March 07, 2016

Catalogers & Christmas Customer Acquisition Best Practices


Now, I've been publicly holding this little fact back for quite a while (not to paying clients, of course) ... but in repeated lifetime value simulations, this always comes up. I'm repeatedly asked why customers are not loyal ... and the data consistently points to our own issues.

Here's how the story goes.

1 - For the average pure catalog brand (i.e. was a cataloger before the internet arrived in 1990), 85% or more of new customers come from one of the catalog co-ops, of which there are a handful. 85% of your customer base has been recruited by the co-ops. The same thing goes for Google/Facebook in e-commerce, FYI.

2 - Catalog circulation plans overload names into Nov/Dec, because those are more "responsive" timeframes. Names are acquired.

3 - On average, most catalogers and e-commerce brands do not measure lifetime value. 

4 - For most catalogers not possessing a strong seasonal business in Spring, between 25% and 50% of annual new customers are acquired in November / December.

5 - To acquire these customers, %-off and free shipping promotions are offered. These promotions frequently harm customer acquisition costs.

6 - Companies that measure lifetime value observe this dynamic, outlined in a lifetime value simulation I ran for a cataloger last week.  Look at the three year profit of names acquired in December, vs. other months:



7 - The customers you acquire in March - June repurchase during responsive times ... and then repurchase during November/December. They are more valuable. December buyers are recent in January/February, when they are not likely to buy again. The customer goes dormant until November/December, at which time the customer purchases with a discount and free shipping.

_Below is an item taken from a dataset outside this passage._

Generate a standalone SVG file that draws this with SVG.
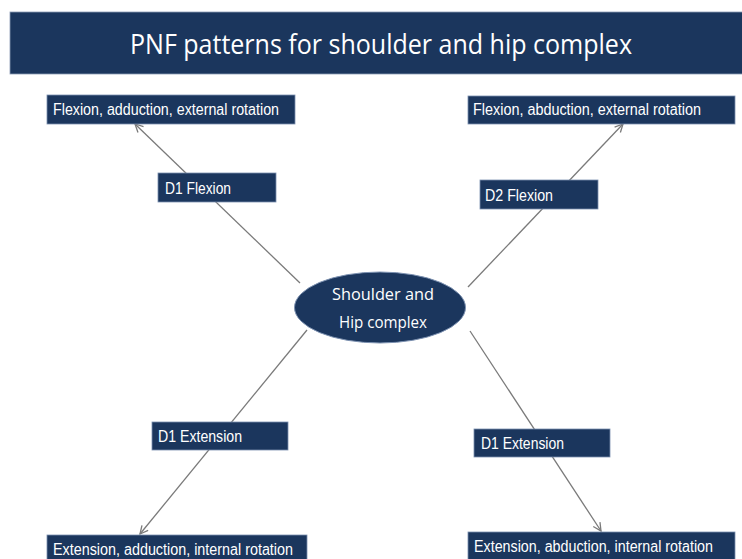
<svg xmlns="http://www.w3.org/2000/svg" width="742" height="559" viewBox="0 0 742 559">
  <style>
    .box { fill: #1b365d; stroke: #7b90b0; stroke-width: 0.8; }
    .lbl { font-family: "Liberation Sans", Arial, sans-serif; font-size: 16px; fill: #ffffff; }
    .conn { stroke: #7a7a7a; stroke-width: 1.3; fill: none; marker-end: url(#arrow); }
    .hub { font-family: "Open Sans", "Liberation Sans", sans-serif; font-size: 17px; fill: #ffffff; text-anchor: middle; }
  </style>
  <defs>
    <marker id="arrow" viewBox="0 0 10 10" refX="9" refY="5" markerWidth="10" markerHeight="10" markerUnits="userSpaceOnUse" orient="auto">
      <path d="M1,1 L9,5 L1,9" fill="none" stroke="#7a7a7a" stroke-width="1.3"/>
    </marker>
  </defs>
  <rect width="742" height="559" fill="#ffffff"/>

  <!-- title banner -->
  <g id="title">
    <rect x="10" y="12" width="740" height="62" fill="#1b365d" stroke="#8a9bb5" stroke-width="0.8"/>
    <text x="381" y="54" font-family="Open Sans, Liberation Sans, sans-serif" font-size="28" fill="#ffffff" text-anchor="middle" textLength="502" lengthAdjust="spacingAndGlyphs">PNF patterns for shoulder and hip complex</text>
  </g>

  <!-- connectors from the hub to each pattern -->
  <g id="connectors">
    <line class="conn" x1="300" y1="283" x2="135" y2="124"/>
    <line class="conn" x1="468" y1="287" x2="623" y2="124"/>
    <line class="conn" x1="307" y1="330" x2="140" y2="534"/>
    <line class="conn" x1="470" y1="331" x2="601" y2="531"/>
  </g>

  <!-- hub -->
  <g id="hub">
    <ellipse cx="380" cy="307.5" rx="85.5" ry="35.5" fill="#1b365d" stroke="#7b90b0" stroke-width="1"/>
    <text class="hub" x="383" y="300" textLength="102" lengthAdjust="spacingAndGlyphs">Shoulder and</text>
    <text class="hub" x="383" y="328" textLength="88" lengthAdjust="spacingAndGlyphs">Hip complex</text>
  </g>

  <!-- diagonal labels -->
  <g id="d1-flexion">
    <rect class="box" x="158" y="173" width="118" height="29"/>
    <text class="lbl" x="165" y="194" textLength="66" lengthAdjust="spacingAndGlyphs">D1 Flexion</text>
  </g>
  <g id="d2-flexion">
    <rect class="box" x="480" y="180" width="118" height="29"/>
    <text class="lbl" x="485" y="201" textLength="68" lengthAdjust="spacingAndGlyphs">D2 Flexion</text>
  </g>
  <g id="d1-extension-left">
    <rect class="box" x="152" y="422" width="136" height="28"/>
    <text class="lbl" x="158" y="442" textLength="84" lengthAdjust="spacingAndGlyphs">D1 Extension</text>
  </g>
  <g id="d1-extension-right">
    <rect class="box" x="474" y="429" width="136" height="28"/>
    <text class="lbl" x="481" y="449" textLength="83" lengthAdjust="spacingAndGlyphs">D1 Extension</text>
  </g>

  <!-- end-range patterns -->
  <g id="flex-add-er">
    <rect class="box" x="47" y="95" width="248" height="29"/>
    <text class="lbl" x="53" y="115" textLength="226" lengthAdjust="spacingAndGlyphs">Flexion, adduction, external rotation</text>
  </g>
  <g id="flex-abd-er">
    <rect class="box" x="468" y="96" width="267" height="28"/>
    <text class="lbl" x="473" y="115" textLength="228" lengthAdjust="spacingAndGlyphs">Flexion, abduction, external rotation</text>
  </g>
  <g id="ext-add-ir">
    <rect class="box" x="47" y="535" width="260" height="30"/>
    <text class="lbl" x="53" y="555" textLength="240" lengthAdjust="spacingAndGlyphs">Extension, adduction, internal rotation</text>
  </g>
  <g id="ext-abd-ir">
    <rect class="box" x="468" y="532" width="267" height="30"/>
    <text class="lbl" x="474" y="552" textLength="239" lengthAdjust="spacingAndGlyphs">Extension, abduction, internal rotation</text>
  </g>
</svg>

8 - The dynamic is not limited to Customer Acquisition. Look at customers who place a third order, by month of third order (for a client analysis conducted last week). I then measure three year lifetime value. It's the same story, just at a different magnitude.



What is the dynamic I'm talking about?
  1. Your co-ops do a good job of optimizing for Nov/Dec response. They find buyers who are likely to buy in Nov/Dec.
  2. These customers often purchase via a promo (#cybermonday), and are therefore less profitable in their a first order.
  3. Because the order happened in Nov/Dec, lifetime value is less.
  4. Because you try to maximize Nov/Dec, your loyal buyers are less valuable in the future as well.
What should you do about it?
  1. Plant your customer acquisition seeds early in the year. Harvest your yield by early Fall. Enjoy Christmas repurchases. Generate profit next year. Do this by reviewing the tactics in my Customer Acquisition presentation (click here) and build out your Brand Response Marketing team.
  2. Your co-ops know this happens, they've had your data forever. Ask then why they do not optimize for long-term success?
  3. Stop worshipping November/December.
  4. Calculate lifetime value. Any analyst and/or vendor should do this as a matter of practice. Contact me (kevinh@minethatdata.com) if you need help. I use a simulation of 100,000 customers over "x" years to measure lifetime value for any segment. Your vendor partners don't do this.
Are you at NEMOA this week?
  • You are paying NEMOA a lot of money to attend. Your vendor partners are paying NEMOA a lot of money for prime speaking gigs, so that they can get you to spend a lot of money. How about using the conference as a forum to teach your vendor partners to optimize for long-term value, so that you, your vendor partners, and NEMOA can all make a lot more money? Seem reasonable? Everybody wins! How is that a bad thing?
The same logic applies to Google/Facebook in e-commerce. I see the same thing, repeatedly. Challenge them as well.

Your vendor partners are optimizing for immediate conversion/response. They tell you to be data driven. They are using data to sub-optimize customer loyalty and future profit. That's not acceptable.

You can fix this problem. But you need to speak up.